WHOLESALERS and merchants have welcomed the government decision to export rawhides with the hope that they will not have to depend only on the tanners to sell rawhide. The decision will threaten the leather, leather products, and footwear industry as rawhide export will make the raw material less available in the domestic markets, fear those involved with the trade.
The prices of rawhide people get for cattle slaughtered on Eid-ul-Azha are “not reasonable” and the latest government decision aims to ensure that they get the fair price, Commerce Minister said. Wholesalers buy the rawhide of sacrificial animals from seasonal traders and sell these to tanners. The government set the price of rawhide this year after a meeting with representatives from the traders and tanners. Seasonal rawhide traders and tanners blamed a ‘syndicate’ as price of cow rawhide began to drop on the evening of Eid, on Monday.

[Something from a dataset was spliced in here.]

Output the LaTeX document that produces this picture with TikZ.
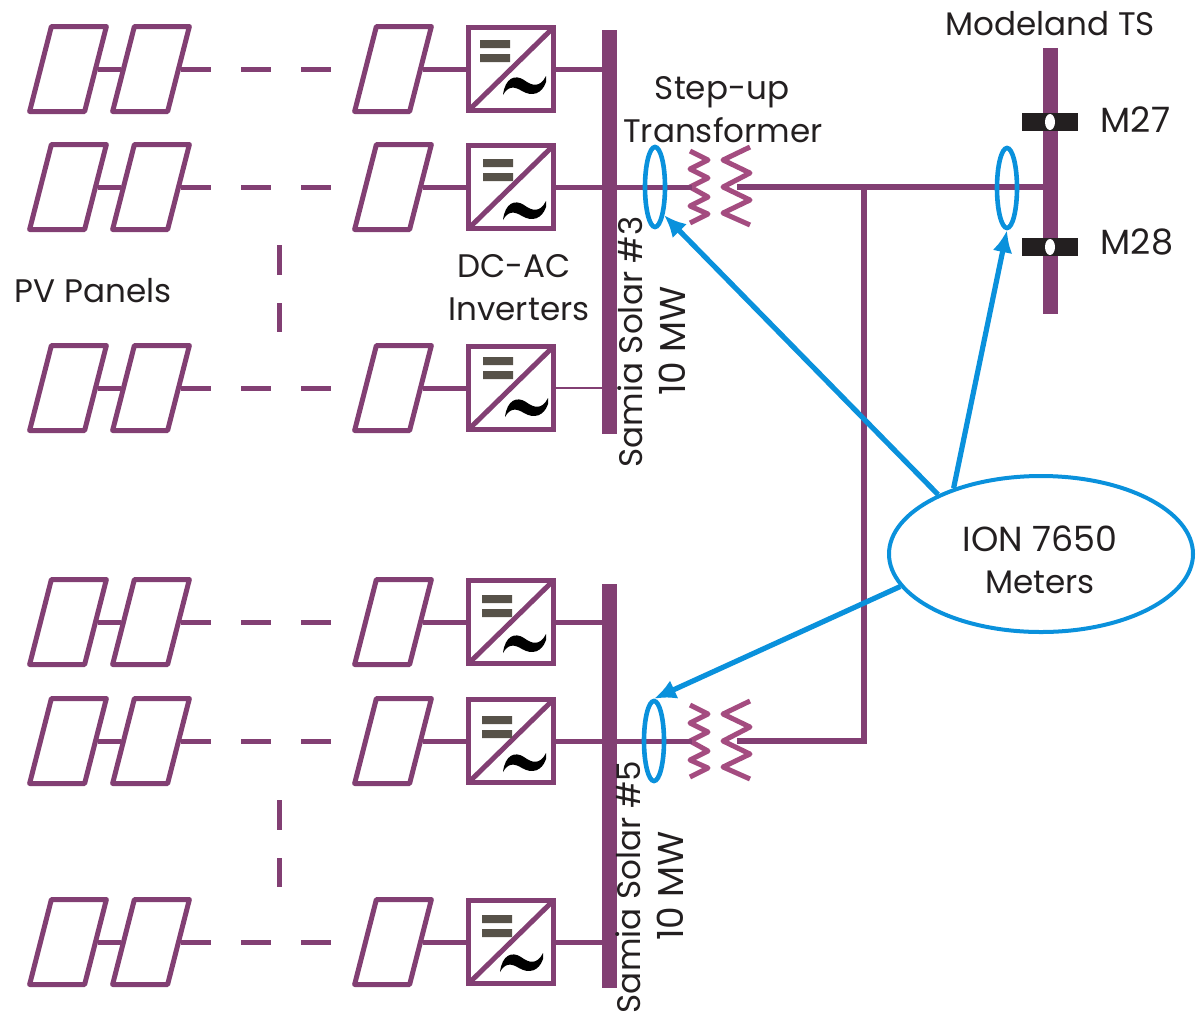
\documentclass[tikz,border=0pt]{standalone}
\usepackage{fontspec}
\setmainfont{Poppins}
\usetikzlibrary{arrows.meta,positioning,shapes.geometric,calc}
\definecolor{buscol}{HTML}{823F73}
\definecolor{coilcol}{HTML}{A44C80}
\definecolor{metercol}{HTML}{0A91DC}
\definecolor{inkcol}{HTML}{231F20}
\definecolor{barcol}{HTML}{575249}
\tikzset{
  panel/.style={draw=buscol,line width=2.5pt,line join=round,xslant=0.256,transform shape,minimum width=27.5pt,minimum height=42.5pt,inner sep=0pt},
  invbox/.style={draw=buscol,line width=2.6pt,minimum width=42.5pt,minimum height=41.5pt,inner sep=0pt},
  feeder/.style={buscol,line width=2.5pt},
  pvdash/.style={buscol,line width=2.5pt,dash pattern=on 15pt off 15pt},
  busbar/.style={fill=buscol,inner sep=0pt,minimum width=7.5pt},
  coil/.style={coilcol,line width=2.5pt,line join=round},
  ct/.style={draw=metercol,ellipse,line width=2.3pt,inner sep=0pt,minimum width=10pt,minimum height=40pt},
  meterline/.style={metercol,line width=2.6pt,-{Latex[length=11pt,width=10pt]}},
  lbl/.style={inner sep=0pt,text=inkcol,font=\fontsize{16.3}{21}\selectfont},
  lblbig/.style={lbl,font=\fontsize{17.5}{21}\selectfont},
  breaker/.style={fill=inkcol,inner sep=0pt,minimum width=28pt,minimum height=9pt},
}
\begin{document}
\begin{tikzpicture}[x=0.5pt,y=-0.5pt]
  \useasboundingbox (0,0) rectangle (1200,1014);
  % busbars
  \node[busbar,minimum height=202pt] (busa) at (609.5,232) {};
  \node[busbar,minimum height=202pt] (busb) at (609,786) {};
  \node[busbar,minimum height=133pt] (busc) at (1050,181) {};
  % PV strings and inverters
  \foreach \r/\t/\b/\w/\e/\f/\g/\h in {1/26/busa/2.5pt/480/14/503/75,2/144/busa/2.5pt/483/15/503/200,3/345/busa/0.6pt/483/12/505/397,4/579/busb/2.5pt/482/16/503/633,5/698/busb/2.5pt/482/18/503/752,6/899/busb/2.5pt/482/16/500/952} {
    \node[panel] (pa\r) at (68,\t+43) {};
    \node[panel] (pb\r) at (151,\t+43) {};
    \node[panel] (pc\r) at (393,\t+43) {};
    \node[invbox] (inv\r) at (511,\t+43) {};
    \coordinate (de\r) at (332,\t+43);
    \draw[feeder] (pa\r.east) -- (pb\r.west);
    \draw[pvdash] (pb\r.east) -- (de\r);
    \draw[feeder] (pc\r.east) -- (inv\r.west);
    \draw[buscol,line width=\w] (inv\r.east) -- (inv\r.east -| \b.center);
    \draw[feeder,shorten >=1.5pt,shorten <=1.5pt] (inv\r.south west) -- (inv\r.north east);
    \fill[barcol] (\e,\t+\f) rectangle ++(30,8) (\e,\t+\f+14) rectangle ++(30,8);
    \fill[black,shift={(\g,\h)}] (0,20) .. controls (2,3) and (12,-1) .. (21,5) .. controls (29,11) and (37,13) .. (43,1) -- (43,7) .. controls (39,19) and (29,22) .. (19,16) .. controls (11,11) and (5,11) .. (0,20) -- cycle;
  }
  % dashes between the strings
  \coordinate (gapa) at (279,245); \coordinate (gapb) at (279,332);
  \coordinate (gapc) at (279,800); \coordinate (gapd) at (279,887);
  \draw[feeder,dash pattern=on 15pt off 14pt] (gapa) -- (gapb);
  \draw[feeder,dash pattern=on 15pt off 14pt] (gapc) -- (gapd);
  % transformers
  \foreach \n/\y in {a/187,b/741} {
    \draw[coil] (690,\y-36) -- (708,\y-27) -- (690,\y-18) -- (708,\y-9) -- (690,\y) -- (708,\y+10) -- (690,\y+19) -- (708,\y+27) -- (690,\y+36);
    \draw[coil] (750,\y-40) -- (723,\y-27) -- (750,\y-14) -- (723,\y) -- (750,\y+13) -- (723,\y+26) -- (750,\y+38);
    \coordinate (xl\n) at (692,\y); \coordinate (xr\n) at (737,\y);
  }
  \coordinate (tee) at (864,187);
  \draw[feeder] (busa.center |- xla) -- (xla);
  \draw[feeder] (busb.center |- xlb) -- (xlb);
  \draw[buscol,line width=2.8pt] (xra) -- (xra -| busc.center);
  \draw[feeder,line width=2.7pt,line join=miter] (tee) -- (tee |- xrb) -- (xrb);
  % breakers at the station
  \node[breaker] (brk) at (1050,122) {};
  \node[breaker] (brl) at (1050,247) {};
  \fill[white] (brk) ellipse (2.5pt and 4pt) (brl) ellipse (2.5pt and 4pt);
  \node[lblbig,right=11pt of brk.east,yshift=1pt] (mx) {M27};
  \node[lblbig,right=11pt of brl.east,yshift=2.5pt] (my) {M28};
  % meters
  \node[ct] (cta) at (655,187) {};
  \node[ct] (ctb) at (1007,188) {};
  \node[ct] (ctc) at (654,741) {};
  \node[draw=metercol,ellipse,line width=2pt,minimum width=152pt,minimum height=78pt,inner sep=0pt] (meters) at (1041,554) {};
  \node[lbl,align=center] (metertxt) at (1040,560) {{\fontsize{17.4}{21}\selectfont ION 7650}\\Meters};
  \draw[meterline] (meters.150) -- (cta.-72);
  \draw[meterline] (meters.143) -- (ctb.south);
  \draw[meterline] (meters.193) -- (ctc.north);
  % labels
  \node[lbl] (ts) at (1050,24) {Modeland TS};
  \node[lbl] (su) at (722,92) {Step-up};
  \node[lbl] (tf) at (723,130) {Transformer};
  \node[lbl] (pv) at (93,291) {PV Panels};
  \node[lbl] (dc) at (514,266) {DC-AC};
  \node[lbl] (in) at (519,309) {Inverters};
  \node[lbl,rotate=90] (sa) at (630,342) {Samia Solar \#3};
  \node[lblbig,rotate=90,font=\fontsize{18}{21}\selectfont] (ma) at (672,341) {10 MW};
  \node[lbl,rotate=90] (sb) at (628,887) {Samia Solar \#5};
  \node[lblbig,rotate=90,font=\fontsize{18}{21}\selectfont] (mb) at (670,886) {10 MW};
\end{tikzpicture}
\end{document}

The seasonal traders in Dinajpur, the rawhide trade hub of the north, and Chattogram abandoned thousands of rawhides after being offered meager prices. The merchants blame the tanners for past dues whereas the tanners blame the merchants for forming a syndicate to cheat the seasonal traders.

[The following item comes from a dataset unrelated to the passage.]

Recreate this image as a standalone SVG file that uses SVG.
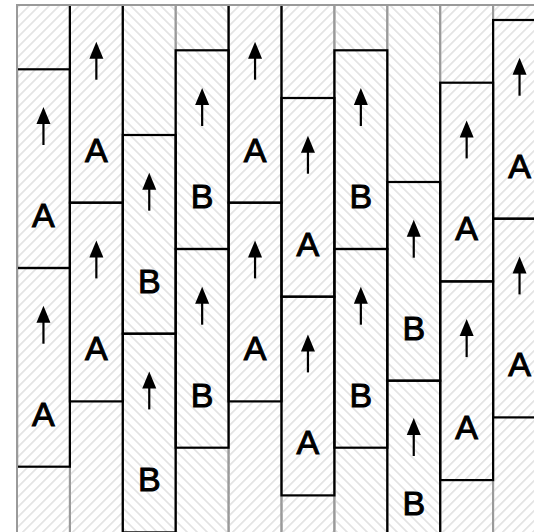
<svg xmlns="http://www.w3.org/2000/svg" xmlns:xlink="http://www.w3.org/1999/xlink" width="534" height="532" viewBox="0 0 534 532">
<style>
.col{stroke:#9a9a9a;stroke-width:2}
.ca{fill:url(#hatchA)}
.cb{fill:url(#hatchB)}
.panel{fill:none;stroke:#000;stroke-width:2.2}
.lbl{font-family:"Liberation Sans",Arial,sans-serif;font-size:34px;fill:#000;stroke:#000;stroke-width:1;text-anchor:middle}
.frame{fill:none;stroke:#9a9a9a;stroke-width:2}
</style>
<defs>
<pattern id="hatchA" patternUnits="userSpaceOnUse" width="7.07" height="7.07" patternTransform="rotate(45)">
<line x1="3.5" y1="-1" x2="3.5" y2="8.1" stroke="#dcdcdc" stroke-width="1.4"/>
</pattern>
<pattern id="hatchB" patternUnits="userSpaceOnUse" width="7.07" height="7.07" patternTransform="rotate(-45)">
<line x1="3.5" y1="-1" x2="3.5" y2="8.1" stroke="#dcdcdc" stroke-width="1.4"/>
</pattern>
<g id="arr">
<line x1="0" y1="12" x2="0" y2="38" stroke="#000" stroke-width="2.2"/>
<path d="M0,0 L-7,17 L7,17 Z" fill="#000"/>
</g>
<clipPath id="clip"><rect x="17" y="5" width="600" height="600"/></clipPath>
</defs>
<g id="columns">
<rect class="col ca" x="17" y="5" width="52.9" height="560"/>
<rect class="col ca" x="69.9" y="5" width="52.9" height="560"/>
<rect class="col cb" x="122.8" y="5" width="52.9" height="560"/>
<rect class="col cb" x="175.7" y="5" width="52.9" height="560"/>
<rect class="col ca" x="228.6" y="5" width="52.9" height="560"/>
<rect class="col ca" x="281.5" y="5" width="52.9" height="560"/>
<rect class="col cb" x="334.4" y="5" width="52.9" height="560"/>
<rect class="col cb" x="387.3" y="5" width="52.9" height="560"/>
<rect class="col ca" x="440.2" y="5" width="52.9" height="560"/>
<rect class="col ca" x="493.1" y="5" width="52.9" height="560"/>
</g>
<g id="panels" clip-path="url(#clip)">
<g id="p1a"><rect class="panel" x="17" y="69.3" width="52.9" height="198.7"/><use xlink:href="#arr" x="43.45" y="107"/><text class="lbl" x="43.45" y="226.8">A</text></g>
<g id="p1b"><rect class="panel" x="17" y="268" width="52.9" height="198.7"/><use xlink:href="#arr" x="43.45" y="305.7"/><text class="lbl" x="43.45" y="425.5">A</text></g>
<g id="p2a"><rect class="panel" x="69.9" y="4" width="52.9" height="198.7"/><use xlink:href="#arr" x="96.35" y="41.7"/><text class="lbl" x="96.35" y="161.5">A</text></g>
<g id="p2b"><rect class="panel" x="69.9" y="202.7" width="52.9" height="198.7"/><use xlink:href="#arr" x="96.35" y="240.4"/><text class="lbl" x="96.35" y="360.2">A</text></g>
<g id="p3a"><rect class="panel" x="122.8" y="135" width="52.9" height="198.7"/><use xlink:href="#arr" x="149.25" y="172.7"/><text class="lbl" x="149.25" y="292.5">B</text></g>
<g id="p3b"><rect class="panel" x="122.8" y="333.7" width="52.9" height="198.7"/><use xlink:href="#arr" x="149.25" y="371.4"/><text class="lbl" x="149.25" y="491.2">B</text></g>
<g id="p4a"><rect class="panel" x="175.7" y="50.3" width="52.9" height="198.7"/><use xlink:href="#arr" x="202.15" y="88"/><text class="lbl" x="202.15" y="207.8">B</text></g>
<g id="p4b"><rect class="panel" x="175.7" y="249" width="52.9" height="198.7"/><use xlink:href="#arr" x="202.15" y="286.7"/><text class="lbl" x="202.15" y="406.5">B</text></g>
<g id="p5a"><rect class="panel" x="228.6" y="4" width="52.9" height="198.7"/><use xlink:href="#arr" x="255.05" y="41.7"/><text class="lbl" x="255.05" y="161.5">A</text></g>
<g id="p5b"><rect class="panel" x="228.6" y="202.7" width="52.9" height="198.7"/><use xlink:href="#arr" x="255.05" y="240.4"/><text class="lbl" x="255.05" y="360.2">A</text></g>
<g id="p6a"><rect class="panel" x="281.5" y="98" width="52.9" height="198.7"/><use xlink:href="#arr" x="307.95" y="135.7"/><text class="lbl" x="307.95" y="255.5">A</text></g>
<g id="p6b"><rect class="panel" x="281.5" y="296.7" width="52.9" height="198.7"/><use xlink:href="#arr" x="307.95" y="334.4"/><text class="lbl" x="307.95" y="454.2">A</text></g>
<g id="p7a"><rect class="panel" x="334.4" y="50.3" width="52.9" height="198.7"/><use xlink:href="#arr" x="360.85" y="88"/><text class="lbl" x="360.85" y="207.8">B</text></g>
<g id="p7b"><rect class="panel" x="334.4" y="249" width="52.9" height="198.7"/><use xlink:href="#arr" x="360.85" y="286.7"/><text class="lbl" x="360.85" y="406.5">B</text></g>
<g id="p8a"><rect class="panel" x="387.3" y="182" width="52.9" height="198.7"/><use xlink:href="#arr" x="413.75" y="219.7"/><text class="lbl" x="413.75" y="339.5">B</text></g>
<g id="p8b"><rect class="panel" x="387.3" y="380.7" width="52.9" height="198.7"/><use xlink:href="#arr" x="413.75" y="418"/><text class="lbl" x="413.75" y="515">B</text></g>
<g id="p9a"><rect class="panel" x="440.2" y="82.7" width="52.9" height="198.7"/><use xlink:href="#arr" x="466.65" y="120.4"/><text class="lbl" x="466.65" y="240.2">A</text></g>
<g id="p9b"><rect class="panel" x="440.2" y="281.4" width="52.9" height="198.7"/><use xlink:href="#arr" x="466.65" y="319.1"/><text class="lbl" x="466.65" y="438.9">A</text></g>
<g id="p10a"><rect class="panel" x="493.1" y="20" width="52.9" height="198.7"/><use xlink:href="#arr" x="519.55" y="57.7"/><text class="lbl" x="519.55" y="177.5">A</text></g>
<g id="p10b"><rect class="panel" x="493.1" y="218.7" width="52.9" height="198.7"/><use xlink:href="#arr" x="519.55" y="256.4"/><text class="lbl" x="519.55" y="376.2">A</text></g>
</g>
<g id="connectors"/>
<g id="frame">
<line class="frame" x1="16" y1="5" x2="534" y2="5"/>
<line class="frame" x1="17" y1="4" x2="17" y2="532"/>
</g>
</svg>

Whatever the reality, the decision to export comes too late for the seasonal traders as they have already sold or dumped their stocks. In the future the government must set up cold storage facilities for hides to enable the seasonal traders to buy and sell within a reasonable time frame to avoid losses. The rawhides wholesale merchants will be perhaps the only winners here as they will no longer have to deal with only the tanneries as the hides market will no longer be a monopsony. In a monopsony situation there is only a single buyer of goods in the market–as is the case in Bangladesh as the tanneries are the sole buyer of goods.
In such a situation anyone selling must accept the market price set by the tanners. But opening the market to trade will increase competition as the wholesalers can sell to any nation willing to buy hides. If the international market prices are above the prices in Bangladesh then the wholesalers will benefit and thus can afford to pay the small traders –provided that they want to do so, of course.